# Corland Color Coded Braid



## ksong (Jun 30, 2004)

When I visited Cortland booth at RI Saltwater show, I was told Cortland is developing color coded line with color change on every 25 ft with 4 different color. 
Tuf of Western Filament and Jerry Brown introduced hollow color coded lines. 
However Tuf line has color change at every 10 ft and Jerry Brown uses 10 different color. 

I think it is smart move by Corland using only 4 different colors at every 25 ft. 
I suggested that it is not a bad idea to go with 4 differnt color at every 50 ft instead of 25 ft as many jig fishermen use Japanese style jerk/crank technique.


----------



## IgotSNAGGED (Aug 20, 2010)

ksong said:


> When I visited Cortland booth at RI Saltwater show, I was told Cortland is developing color coded line with color change on every 25 ft with 4 different color.
> Tuf of Western Filament and Jerry Brown introduced hollow color coded lines.
> However Tuf line has color change at every 10 ft and Jerry Brown uses 10 different color.
> 
> ...


I too believe that color changes every 25ft or 50ft would be proper. Even 10 meters can get confusing, and 10ft is kind of dumb and difficult to keep track of. 4 colors every 25ft would be really easy to keep track of, and 4 colors every 50ft would be great too. I would spool up my deep drop rigs with the line that's metered every 50ft, and spool up all my jigging reels with the line that's metered every 25ft.
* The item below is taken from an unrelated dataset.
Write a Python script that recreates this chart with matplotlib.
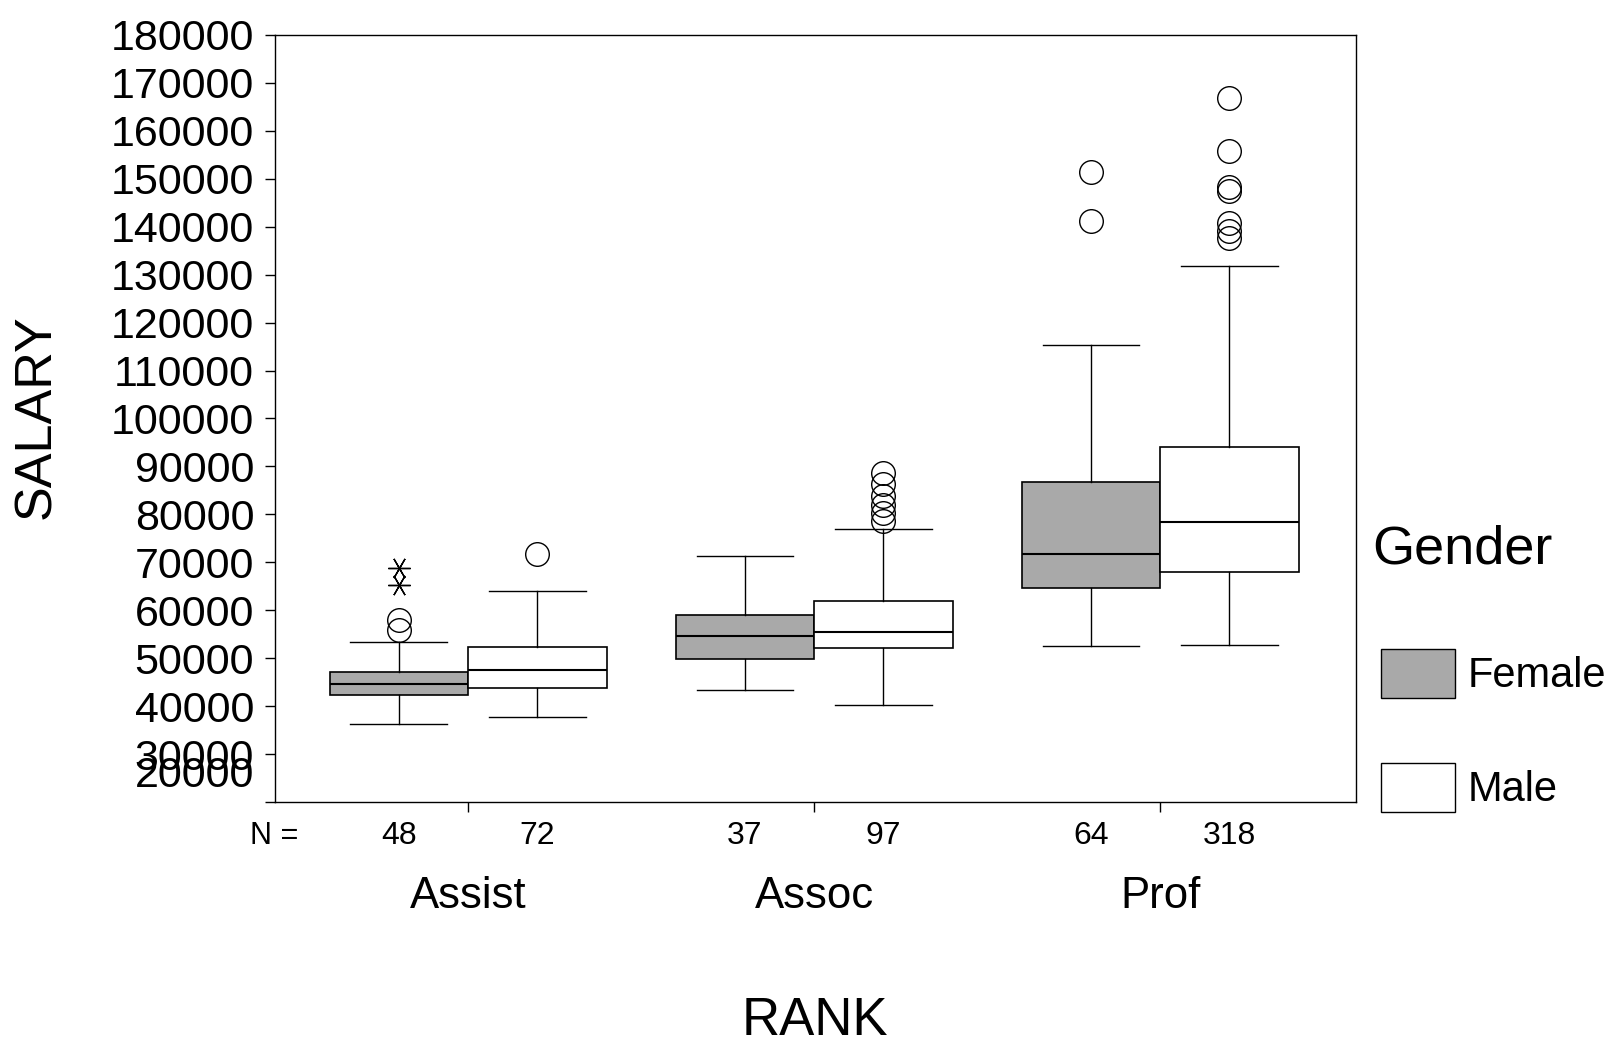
import matplotlib
matplotlib.use('Agg')
import matplotlib.pyplot as plt
from matplotlib.patches import Patch
from matplotlib.transforms import ScaledTranslation
import numpy as np

plt.rcParams['font.family'] = ['Liberation Sans', 'DejaVu Sans']

ranks = ['Assist', 'Assoc', 'Prof']
genders = ['Female', 'Male']
n_female = [48, 37, 64]
n_male = [72, 97, 318]

# box stats
female_whislo = [36200, 43300, 52600]
female_q1 = [42400, 49800, 64700]
female_med = [44600, 54700, 71700]
female_q3 = [47200, 59100, 86800]
female_whishi = [53400, 71400, 115300]
female_outliers = [[55800, 57900], [], [141200, 151500]]
female_extremes = [[65300, 68800], [], []]

male_whislo = [37700, 40200, 52800]
male_q1 = [43800, 52200, 68000]
male_med = [47600, 55400, 78400]
male_q3 = [52300, 62000, 94000]
male_whishi = [64000, 76900, 131800]
male_outliers = [[71700],
                 [78600, 80300, 82000, 83800, 86300, 88700],
                 [137700, 139000, 140700, 147400, 148200, 155800, 166800]]
male_extremes = [[], [], []]

yticks = list(range(20000, 180001, 10000))

female_color = '#a9a9a9'
male_color = 'white'


def make_stats(lo, q1, med, q3, hi, out):
    stats = []
    for a, b, c, d, e, f in zip(lo, q1, med, q3, hi, out):
        stats.append(dict(whislo=a, q1=b, med=c, q3=d, whishi=e, fliers=f))
    return stats


f_stats = make_stats(female_whislo, female_q1, female_med, female_q3, female_whishi, female_outliers)
m_stats = make_stats(male_whislo, male_q1, male_med, male_q3, male_whishi, male_outliers)

x = np.arange(len(ranks))
off = 0.2
width = 0.4

fig = plt.figure(figsize=(16.14, 10.46), dpi=100)
ax = fig.add_axes([0.1704, 0.2333, 0.6698, 0.7333])

groups = [(f_stats, x - off, female_color, female_extremes),
          (m_stats, x + off, male_color, male_extremes)]
for stats, pos, color, extremes in groups:
    ax.bxp(stats, positions=pos, widths=width, capwidths=0.28, patch_artist=True,
           manage_ticks=False,
           boxprops=dict(facecolor=color, edgecolor='black', linewidth=1.2),
           medianprops=dict(color='black', linewidth=1.5),
           whiskerprops=dict(color='black', linewidth=1),
           capprops=dict(color='black', linewidth=1),
           flierprops=dict(marker='o', markersize=17, markerfacecolor='none',
                           markeredgecolor='black', markeredgewidth=1))
    for p, vals in zip(pos, extremes):
        ax.plot([p] * len(vals), vals, linestyle='none', marker=(6, 2, 90),
                markersize=16, color='black', markeredgewidth=1)

ax.set_xlim(-0.558, 2.566)
ax.set_ylim(20000, 180000)

ax.set_yticks(yticks, [str(v) for v in yticks])
ax.tick_params(axis='y', direction='out', length=7, width=1, pad=8, labelsize=31)
# SPSS squeezed the 20000 label up against 30000
lab0 = ax.yaxis.get_majorticklabels()[0]
lab0.set_transform(lab0.get_transform() + ScaledTranslation(0, 22 / 72, fig.dpi_scale_trans))

ax.set_xticks(x, ranks)
ax.tick_params(axis='x', direction='out', length=7, width=1, pad=46, labelsize=31.5)

for s in ax.spines.values():
    s.set_linewidth(1)
    s.set_color('black')

# N counts under each box
trans = ax.get_xaxis_transform()
for i in range(len(ranks)):
    ax.text(x[i] - off, -0.044, str(n_female[i]), transform=trans, ha='center', va='center', fontsize=23)
    ax.text(x[i] + off, -0.044, str(n_male[i]), transform=trans, ha='center', va='center', fontsize=23)
fig.text(298 / 1614, (1046 - 836) / 1046, 'N =', ha='right', va='center', fontsize=22)

ax.set_ylabel('SALARY', fontsize=37.5)
ax.yaxis.set_label_coords(-0.198, 0.502)
ax.set_xlabel('RANK', fontsize=38)
ax.xaxis.set_label_coords(0.4995, -0.253)

fig.text(0.850, 1 - 549 / 1046, 'Gender', ha='left', va='center', fontsize=39)
handles = [Patch(facecolor=female_color, edgecolor='black', linewidth=1),
           Patch(facecolor=male_color, edgecolor='black', linewidth=1)]
fig.legend(handles, genders, loc='upper left',
           bbox_to_anchor=(1381 / 1614, 1 - 649 / 1046), frameon=False, fontsize=30,
           handlelength=1.77, handleheight=1.446,
           handletextpad=0.3, labelspacing=1.54,
           borderpad=0, borderaxespad=0)

fig.savefig('out.png', dpi=100)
Cortland makes a great line. I was turned onto them about a year ago, by a friend that fishes in florida. Very strong, very smooth line. I hope to see this soon on your shelves!


----------



## OC (Apr 30, 2010)

Haven't tried the Cortland or any of the 10' metered lines because a 4 color 25' metered line just seems right for the GOM. I have been using OTI Depthfinder in homemade 100 yard topshots. I don't really have a need for more than about 325' of metered line w/ a 25' leader.


----------